=== GIVEN DATA ===

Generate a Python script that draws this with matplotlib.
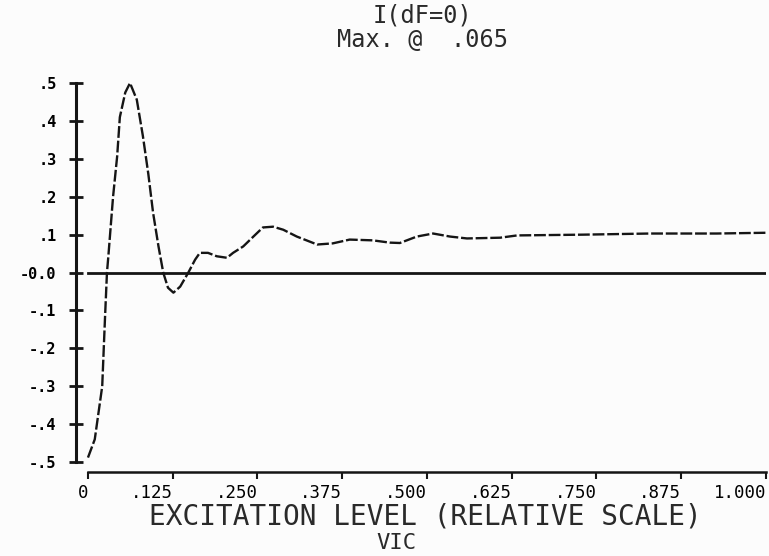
import matplotlib.pyplot as plt

# excitation level (relative) vs I(dF=0)
x = [0.000, 0.010, 0.021, 0.025, 0.028, 0.030, 0.037, 0.043, 0.047, 0.055, 0.062,
     0.072, 0.081, 0.089, 0.096, 0.104, 0.111, 0.118, 0.126, 0.136, 0.148, 0.158,
     0.165, 0.177, 0.190, 0.205, 0.214, 0.229, 0.244, 0.258, 0.273, 0.288, 0.308,
     0.338, 0.361, 0.386, 0.420, 0.445, 0.460, 0.485, 0.509, 0.534, 0.559, 0.608,
     0.633, 0.730, 0.829, 0.927, 1.000]
y = [-0.488, -0.440, -0.300, -0.124, 0.000, 0.042, 0.200, 0.306, 0.410, 0.475, 0.500,
     0.456, 0.360, 0.260, 0.158, 0.069, 0.000, -0.040, -0.053, -0.037, 0.000, 0.034,
     0.052, 0.052, 0.043, 0.039, 0.052, 0.069, 0.095, 0.119, 0.121, 0.113, 0.095,
     0.074, 0.077, 0.087, 0.085, 0.079, 0.078, 0.095, 0.103, 0.095, 0.090, 0.092,
     0.098, 0.100, 0.103, 0.103, 0.105]

xticks = [0, 0.125, 0.25, 0.375, 0.5, 0.625, 0.75, 0.875, 1.0]
xticklabels = ['0', '.125', '.250', '.375', '.500', '.625', '.750', '.875', '1.000']
yticks = [0.5, 0.4, 0.3, 0.2, 0.1, 0.0, -0.1, -0.2, -0.3, -0.4, -0.5]
yticklabels = ['.5', '.4', '.3', '.2', '.1', '-0.0', '-.1', '-.2', '-.3', '-.4', '-.5']

ink = '#151515'
txt = '#2a2a2a'
mono = 'DejaVu Sans Mono'

fig = plt.figure(figsize=(7.69, 5.56), dpi=100, facecolor='#fcfcfc')
ax = fig.add_axes([0.0988, 0.1511, 0.8973, 0.6996])
ax.set_facecolor('#fcfcfc')

ax.plot([0, 1], [0, 0], color=ink, lw=2.0)
ax.plot(x, y, color=ink, lw=1.7, ls=(0, (5, 1.2)))

ax.set_xlim(-0.0177, 1.0)
ax.set_ylim(-0.526, 0.5)
for s in ['top', 'right']:
    ax.spines[s].set_visible(False)
ax.spines['left'].set_bounds(-0.5, 0.5)
ax.spines['bottom'].set_bounds(0, 1)
ax.spines['left'].set_linewidth(2.2)
ax.spines['bottom'].set_linewidth(1.8)
ax.spines['left'].set_color(ink)
ax.spines['bottom'].set_color(ink)

ax.set_yticks(yticks)
ax.set_yticklabels(yticklabels, fontfamily=mono, fontweight='bold', fontsize=11)
ax.tick_params(axis='y', direction='inout', length=10, width=2, color=ink, pad=9)
ax.set_xticks(xticks)
ax.set_xticklabels(xticklabels, fontfamily=mono, fontsize=12.5, ha='right')
ax.tick_params(axis='x', direction='out', length=5, width=1.5, color=ink, pad=4)

fig.text(0.549, 1 - 23 / 556, 'I(dF=0)', ha='center', va='baseline', fontfamily=mono, fontsize=17, color=txt)
fig.text(0.550, 1 - 47 / 556, 'Max. @  .065', ha='center', va='baseline', fontfamily=mono, fontsize=17, color=txt)
fig.text(0.553, 1 - 525 / 556, 'EXCITATION LEVEL (RELATIVE SCALE)', ha='center', va='baseline',
         fontfamily=mono, fontsize=20, color=txt)
fig.text(0.516, 1 - 549 / 556, 'VIC', ha='center', va='baseline', fontfamily=mono, fontsize=16, color=txt)

fig.savefig('out.png', dpi=100, facecolor=fig.get_facecolor())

===

AIM:
Find the lines that include the string "matplotlib", then copy each of them.

THE SOLUTION:
Generate a Python script that draws this with matplotlib.
import matplotlib.pyplot as plt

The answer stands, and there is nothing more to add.